Eternity

I think everyone believes in eternal life.

Some will say they don’t, and of course I can’t prove otherwise, but the way they live seems to indicate that deep down, eternity is set in their heart.

If you really, fully, confidently believed you were going to cease to exist entirely forever after 80 or so years on this earth, would you put effort into improving yourself? Would any kind of sacrifice make sense? Would the desire for a legacy exist?

Wouldn’t it make the most sense to spend every bit of goodwill, reputation, and social capital accumulated, not to mention physical wealth, by the time you die? Why take it to the grave with you if you could cash it out in your final years of existence and have a better time? Why not steal, lie, cheat, or even kill if it benefited you and you were close enough to the end to evade earthly judgements for these things?

Why would concern for the welfare of your children extend beyond your existence? From your perspective, when you cease to exist the whole world might as well cease to exist.

Yet we are concerned with these things. We don’t live as is we’ll be forever snuffed out upon our death.

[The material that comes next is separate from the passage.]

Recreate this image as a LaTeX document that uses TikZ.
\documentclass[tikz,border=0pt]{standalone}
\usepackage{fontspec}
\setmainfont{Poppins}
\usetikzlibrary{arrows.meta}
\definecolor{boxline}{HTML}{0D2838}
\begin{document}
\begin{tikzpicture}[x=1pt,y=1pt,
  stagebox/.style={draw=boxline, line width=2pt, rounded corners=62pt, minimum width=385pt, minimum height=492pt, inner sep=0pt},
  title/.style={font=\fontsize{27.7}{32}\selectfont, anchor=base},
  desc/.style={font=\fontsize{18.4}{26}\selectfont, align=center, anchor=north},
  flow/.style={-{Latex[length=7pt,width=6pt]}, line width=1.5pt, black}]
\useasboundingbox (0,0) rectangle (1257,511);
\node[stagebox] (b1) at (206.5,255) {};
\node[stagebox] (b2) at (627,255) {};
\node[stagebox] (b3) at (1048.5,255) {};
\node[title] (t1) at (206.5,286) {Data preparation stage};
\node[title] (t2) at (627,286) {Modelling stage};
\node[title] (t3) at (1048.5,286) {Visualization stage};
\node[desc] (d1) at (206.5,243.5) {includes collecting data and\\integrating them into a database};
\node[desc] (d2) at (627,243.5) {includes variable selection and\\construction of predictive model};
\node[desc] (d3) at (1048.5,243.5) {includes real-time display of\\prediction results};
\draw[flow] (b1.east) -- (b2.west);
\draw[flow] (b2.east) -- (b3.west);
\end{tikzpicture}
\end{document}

We live as if all of humanity is in some way our business, and our place in it will always matter.

Probably because it’s true.

But the fact that we don’t live as if we’ll cease to exist doesn’t mean that we do live fully recognizing the weight of eternity.

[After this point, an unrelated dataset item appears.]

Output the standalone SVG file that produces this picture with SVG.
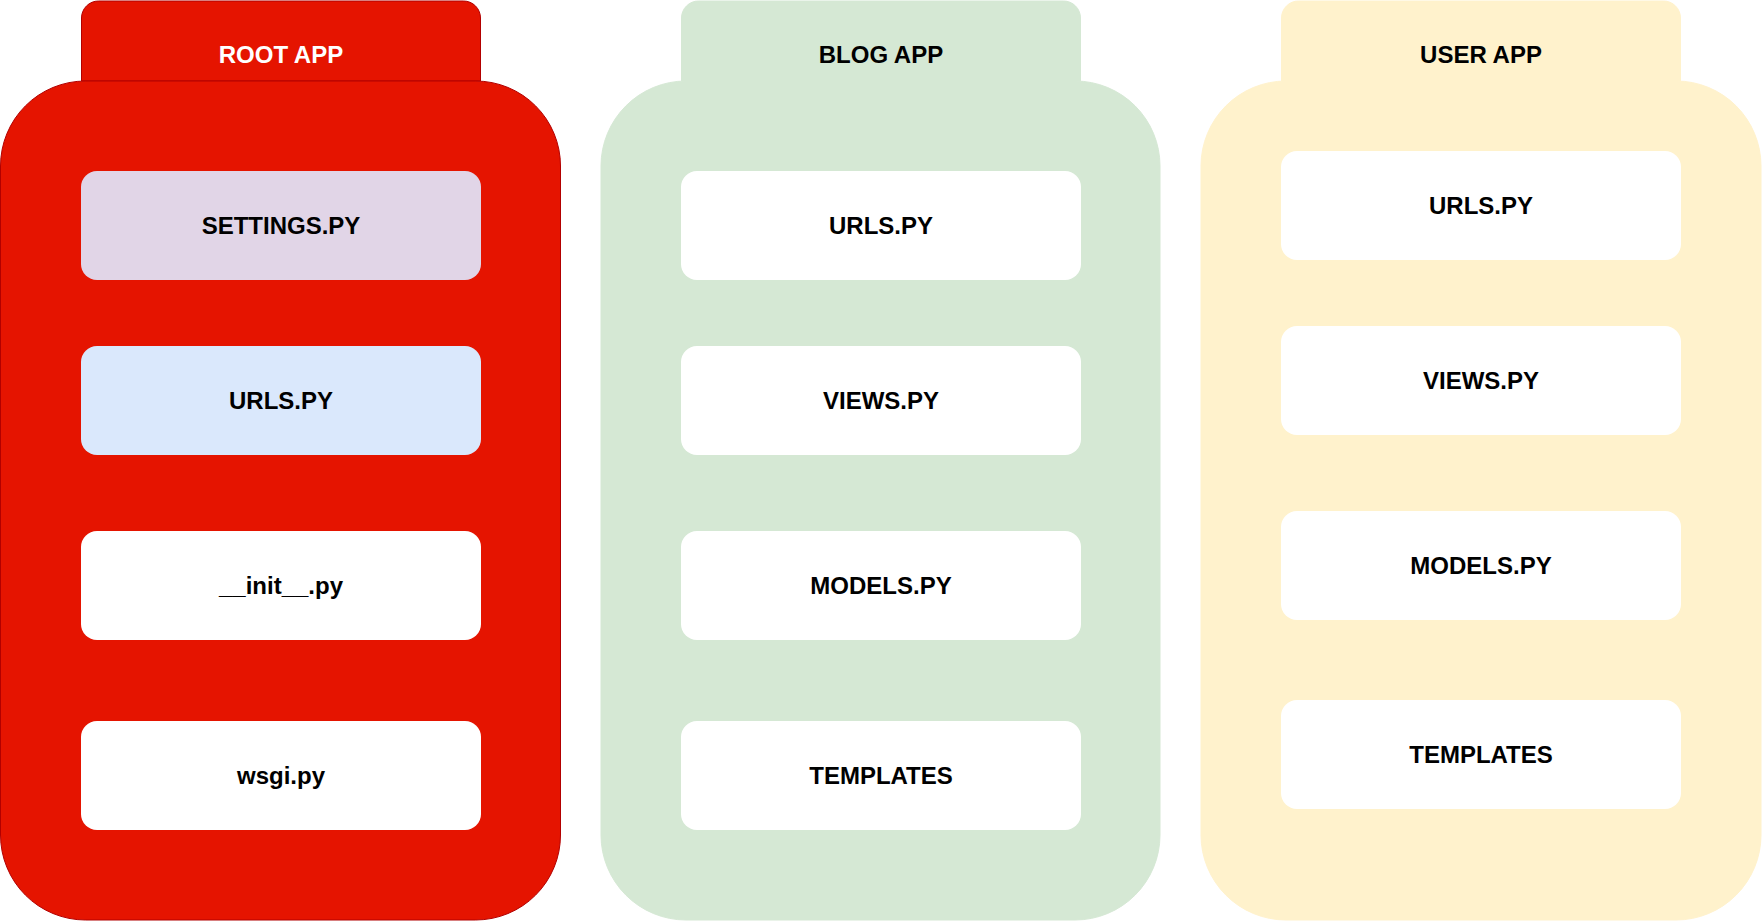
<svg xmlns="http://www.w3.org/2000/svg" width="1762" height="921" viewBox="0 0 1762 921">
<style>
text{font-family:"Liberation Sans",Arial,sans-serif;font-weight:bold;font-size:24px;text-anchor:middle;fill:#000}
.root{fill:#e51400;stroke:#b20000;stroke-width:1}
.blog{fill:#d5e8d4;stroke:#d5e8d4;stroke-width:1}
.user{fill:#fff2cc;stroke:#fff2cc;stroke-width:1}
.box{fill:#ffffff}
.set{fill:#e1d5e7}
.url{fill:#dae8fc}
.title-w{fill:#ffffff}
</style>
<g id="root-app">
<path class="root" d="M81.5 81 V18 A17 17 0 0 1 98.5 1 H463.5 A17 17 0 0 1 480.5 18 V81 Z"/>
<rect class="root" x="0.5" y="81" width="560" height="839" rx="85" ry="85"/>
<text class="title-w" x="281" y="63">ROOT APP</text>
</g>
<g id="root-settings"><rect class="set" x="81" y="171" width="400" height="109" rx="16"/><text x="281" y="234">SETTINGS.PY</text></g>
<g id="root-urls"><rect class="url" x="81" y="346" width="400" height="109" rx="16"/><text x="281" y="409">URLS.PY</text></g>
<g id="root-init"><rect class="box" x="81" y="531" width="400" height="109" rx="16"/><text x="281" y="594">__init__.py</text></g>
<g id="root-wsgi"><rect class="box" x="81" y="721" width="400" height="109" rx="16"/><text x="281" y="784">wsgi.py</text></g>

<g id="blog-app">
<path class="blog" d="M681.5 81 V18 A17 17 0 0 1 698.5 1 H1063.5 A17 17 0 0 1 1080.5 18 V81 Z"/>
<rect class="blog" x="601" y="81" width="559" height="839" rx="85" ry="85"/>
<text x="881" y="63">BLOG APP</text>
</g>
<g id="blog-urls"><rect class="box" x="681" y="171" width="400" height="109" rx="16"/><text x="881" y="234">URLS.PY</text></g>
<g id="blog-views"><rect class="box" x="681" y="346" width="400" height="109" rx="16"/><text x="881" y="409">VIEWS.PY</text></g>
<g id="blog-models"><rect class="box" x="681" y="531" width="400" height="109" rx="16"/><text x="881" y="594">MODELS.PY</text></g>
<g id="blog-templates"><rect class="box" x="681" y="721" width="400" height="109" rx="16"/><text x="881" y="784">TEMPLATES</text></g>

<g id="user-app">
<path class="user" d="M1281.5 81 V18 A17 17 0 0 1 1298.5 1 H1663.5 A17 17 0 0 1 1680.5 18 V81 Z"/>
<rect class="user" x="1201" y="81" width="560" height="839" rx="85" ry="85"/>
<text x="1481" y="63">USER APP</text>
</g>
<g id="user-urls"><rect class="box" x="1281" y="151" width="400" height="109" rx="16"/><text x="1481" y="214">URLS.PY</text></g>
<g id="user-views"><rect class="box" x="1281" y="326" width="400" height="109" rx="16"/><text x="1481" y="389">VIEWS.PY</text></g>
<g id="user-models"><rect class="box" x="1281" y="511" width="400" height="109" rx="16"/><text x="1481" y="574">MODELS.PY</text></g>
<g id="user-templates"><rect class="box" x="1281" y="700" width="400" height="109" rx="16"/><text x="1481" y="763">TEMPLATES</text></g>

<g id="connectors"></g>
</svg>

It seem everyone believes in eternal life, but no one believes in it quite enough.

If we were really, truly aware of our immortal souls, we’d likely spend this 80 or so years differently too.

For one, we’d probably slow down. It’s not a race. We can work on our minds, our health, our character, as we should, but without as much desperation for particular outcomes or attainments. We have eternity to keep improving. The habits themselves become more important that what they produce in the blink of an eye that is earthly life.

Same for bad habits. Sure, we can get away with them and put up with the bad consequences for a few score years, but imagine the compounding effects of those habits over millennia?

When you consider the idea that you have to live with yourself for eternity, it changes what seems important to focus on. The news and trends of the day will pass. But who you are will persist.

This is weighty in some ways, and convicting. But I find on the whole it comes as a relief. I don’t need to strive quite so much to achieve specific outcomes or worry about where I stack up in the eyes of others by the time this body fails me. I have eternity to keep working on the things I’ve started here.